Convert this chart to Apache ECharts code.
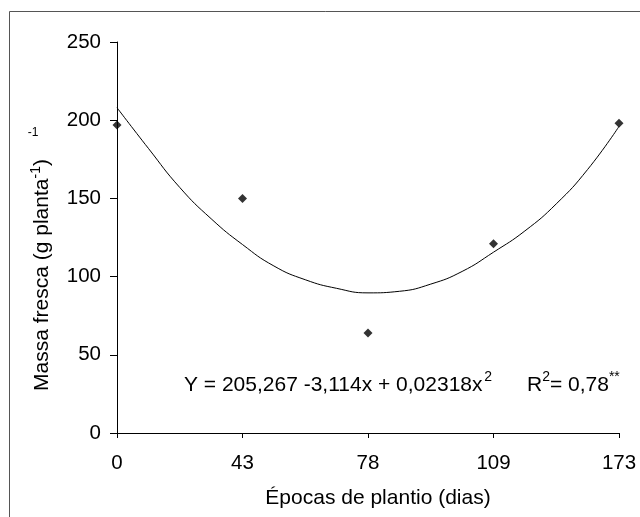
<!DOCTYPE html>
<html>
<head>
<meta charset="utf-8">
<script src="https://cdn.jsdelivr.net/npm/echarts@6/dist/echarts.min.js"></script>
<style>
  html, body { margin: 0; padding: 0; background: #fff; }
  #chart { width: 640px; height: 517px; }
</style>
</head>
<body>
<div id="chart"></div>
<script>
// planting dates (days), shown as evenly spaced positions
const days = ['0', '43', '78', '109', '173'];
// observed fresh mass per planting date
const massaObs = [197, 150, 64, 121, 198];
// fitted curve (x = position of the date, 0..4)
const curvePos = [0, 0.25, 0.5, 0.75, 1, 1.25, 1.5, 1.75, 2, 2.25, 2.5, 2.75, 3, 3.25, 3.5, 3.75, 4];
const curveVal = [208, 182, 157, 137, 120.5, 106.8, 98, 92.5, 89.6, 90.6, 95.2, 103.3, 115.6, 129.2, 146.5, 168.5, 196];

const yTicks = [0, 50, 100, 150, 200, 250];

const font = 'Liberation Sans, Arial, sans-serif';

const chart = echarts.init(document.getElementById('chart'));

// main text + raised superscript styles for rich labels
const richSup = {
  n: { font: '21px ' + font, fill: '#000', lineHeight: 25, verticalAlign: 'bottom' },
  s: { font: '14px ' + font, fill: '#000', lineHeight: 14, verticalAlign: 'top' }
};

const option = {
  animation: false,
  backgroundColor: '#fff',
  grid: { left: 117, right: 21, top: 42, bottom: 84 },
  xAxis: {
    type: 'value',
    min: 0,
    max: days.length - 1,
    interval: 1,
    axisLine: { show: true, onZero: false, lineStyle: { color: '#000', width: 1 } },
    axisTick: { show: true, length: 5, lineStyle: { color: '#000' } },
    axisLabel: {
      color: '#000',
      fontFamily: font,
      fontSize: 20.5,
      margin: 20,
      formatter: v => days[v] !== undefined ? days[v] : ''
    },
    splitLine: { show: false }
  },
  yAxis: {
    type: 'value',
    min: yTicks[0],
    max: yTicks[yTicks.length - 1],
    interval: 50,
    axisLine: { show: true, lineStyle: { color: '#000', width: 1 } },
    axisTick: { show: true, length: 7, lineStyle: { color: '#000' } },
    axisLabel: { color: '#000', fontFamily: font, fontSize: 20.5, margin: 16 },
    splitLine: { show: false }
  },
  series: [
    {
      name: 'ajuste',
      type: 'line',
      smooth: 0.5,
      showSymbol: false,
      lineStyle: { color: '#000', width: 1 },
      data: curvePos.map((x, i) => [x, curveVal[i]]),
      z: 2
    },
    {
      name: 'observado',
      type: 'scatter',
      symbol: 'diamond',
      symbolSize: 9,
      itemStyle: { color: '#000' },
      data: massaObs.map((v, i) => [i, v]),
      z: 3
    }
  ],
  graphic: [
    // outer frame (right and bottom edges fall outside the picture)
    {
      type: 'rect',
      shape: { x: 9.5, y: 11.5, width: 700, height: 600 },
      style: { fill: 'none', stroke: '#555', lineWidth: 1 },
      silent: true
    },
    {
      type: 'text',
      x: 378,
      y: 498,
      style: {
        text: 'Épocas de plantio (dias)',
        font: '21px ' + font,
        fill: '#000',
        textAlign: 'center',
        textVerticalAlign: 'middle'
      }
    },
    {
      type: 'text',
      x: 41,
      y: 275,
      rotation: Math.PI / 2,
      style: {
        text: '{n|Massa fresca (g planta}{s|-1}{n|)}',
        textAlign: 'center',
        textVerticalAlign: 'middle',
        rich: {
          n: { font: '21px ' + font, fill: '#000', lineHeight: 23, verticalAlign: 'bottom' },
          s: { font: '14px ' + font, fill: '#000', lineHeight: 14, verticalAlign: 'top' }
        }
      }
    },
    {
      type: 'text',
      x: 33,
      y: 133,
      style: {
        text: '-1',
        font: '12px ' + font,
        fill: '#000',
        textAlign: 'center',
        textVerticalAlign: 'middle'
      }
    },
    {
      type: 'text',
      x: 184,
      y: 383,
      style: {
        text: '{n|Y = 205,267 -3,114x + 0,02318x}{g| }{s|2}',
        textAlign: 'left',
        textVerticalAlign: 'middle',
        rich: Object.assign({ g: { font: '6px ' + font } }, richSup)
      }
    },
    {
      type: 'text',
      x: 527,
      y: 383,
      style: {
        text: '{n|R}{s|2}{n|= 0,78}{s|**}',
        textAlign: 'left',
        textVerticalAlign: 'middle',
        rich: richSup
      }
    }
  ]
};

chart.setOption(option);
</script>
</body>
</html>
- - -
#### [Task description]
Repeat the material verbatim. Do not carry over any picture.

#### [Reply to the exercise]
Convert this chart to Apache ECharts code.
<!DOCTYPE html>
<html>
<head>
<meta charset="utf-8">
<script src="https://cdn.jsdelivr.net/npm/echarts@6/dist/echarts.min.js"></script>
<style>
  html, body { margin: 0; padding: 0; background: #fff; }
  #chart { width: 640px; height: 517px; }
</style>
</head>
<body>
<div id="chart"></div>
<script>
// planting dates (days), shown as evenly spaced positions
const days = ['0', '43', '78', '109', '173'];
// observed fresh mass per planting date
const massaObs = [197, 150, 64, 121, 198];
// fitted curve (x = position of the date, 0..4)
const curvePos = [0, 0.25, 0.5, 0.75, 1, 1.25, 1.5, 1.75, 2, 2.25, 2.5, 2.75, 3, 3.25, 3.5, 3.75, 4];
const curveVal = [208, 182, 157, 137, 120.5, 106.8, 98, 92.5, 89.6, 90.6, 95.2, 103.3, 115.6, 129.2, 146.5, 168.5, 196];

const yTicks = [0, 50, 100, 150, 200, 250];

const font = 'Liberation Sans, Arial, sans-serif';

const chart = echarts.init(document.getElementById('chart'));

// main text + raised superscript styles for rich labels
const richSup = {
  n: { font: '21px ' + font, fill: '#000', lineHeight: 25, verticalAlign: 'bottom' },
  s: { font: '14px ' + font, fill: '#000', lineHeight: 14, verticalAlign: 'top' }
};

const option = {
  animation: false,
  backgroundColor: '#fff',
  grid: { left: 117, right: 21, top: 42, bottom: 84 },
  xAxis: {
    type: 'value',
    min: 0,
    max: days.length - 1,
    interval: 1,
    axisLine: { show: true, onZero: false, lineStyle: { color: '#000', width: 1 } },
    axisTick: { show: true, length: 5, lineStyle: { color: '#000' } },
    axisLabel: {
      color: '#000',
      fontFamily: font,
      fontSize: 20.5,
      margin: 20,
      formatter: v => days[v] !== undefined ? days[v] : ''
    },
    splitLine: { show: false }
  },
  yAxis: {
    type: 'value',
    min: yTicks[0],
    max: yTicks[yTicks.length - 1],
    interval: 50,
    axisLine: { show: true, lineStyle: { color: '#000', width: 1 } },
    axisTick: { show: true, length: 7, lineStyle: { color: '#000' } },
    axisLabel: { color: '#000', fontFamily: font, fontSize: 20.5, margin: 16 },
    splitLine: { show: false }
  },
  series: [
    {
      name: 'ajuste',
      type: 'line',
      smooth: 0.5,
      showSymbol: false,
      lineStyle: { color: '#000', width: 1 },
      data: curvePos.map((x, i) => [x, curveVal[i]]),
      z: 2
    },
    {
      name: 'observado',
      type: 'scatter',
      symbol: 'diamond',
      symbolSize: 9,
      itemStyle: { color: '#000' },
      data: massaObs.map((v, i) => [i, v]),
      z: 3
    }
  ],
  graphic: [
    // outer frame (right and bottom edges fall outside the picture)
    {
      type: 'rect',
      shape: { x: 9.5, y: 11.5, width: 700, height: 600 },
      style: { fill: 'none', stroke: '#555', lineWidth: 1 },
      silent: true
    },
    {
      type: 'text',
      x: 378,
      y: 498,
      style: {
        text: 'Épocas de plantio (dias)',
        font: '21px ' + font,
        fill: '#000',
        textAlign: 'center',
        textVerticalAlign: 'middle'
      }
    },
    {
      type: 'text',
      x: 41,
      y: 275,
      rotation: Math.PI / 2,
      style: {
        text: '{n|Massa fresca (g planta}{s|-1}{n|)}',
        textAlign: 'center',
        textVerticalAlign: 'middle',
        rich: {
          n: { font: '21px ' + font, fill: '#000', lineHeight: 23, verticalAlign: 'bottom' },
          s: { font: '14px ' + font, fill: '#000', lineHeight: 14, verticalAlign: 'top' }
        }
      }
    },
    {
      type: 'text',
      x: 33,
      y: 133,
      style: {
        text: '-1',
        font: '12px ' + font,
        fill: '#000',
        textAlign: 'center',
        textVerticalAlign: 'middle'
      }
    },
    {
      type: 'text',
      x: 184,
      y: 383,
      style: {
        text: '{n|Y = 205,267 -3,114x + 0,02318x}{g| }{s|2}',
        textAlign: 'left',
        textVerticalAlign: 'middle',
        rich: Object.assign({ g: { font: '6px ' + font } }, richSup)
      }
    },
    {
      type: 'text',
      x: 527,
      y: 383,
      style: {
        text: '{n|R}{s|2}{n|= 0,78}{s|**}',
        textAlign: 'left',
        textVerticalAlign: 'middle',
        rich: richSup
      }
    }
  ]
};

chart.setOption(option);
</script>
</body>
</html>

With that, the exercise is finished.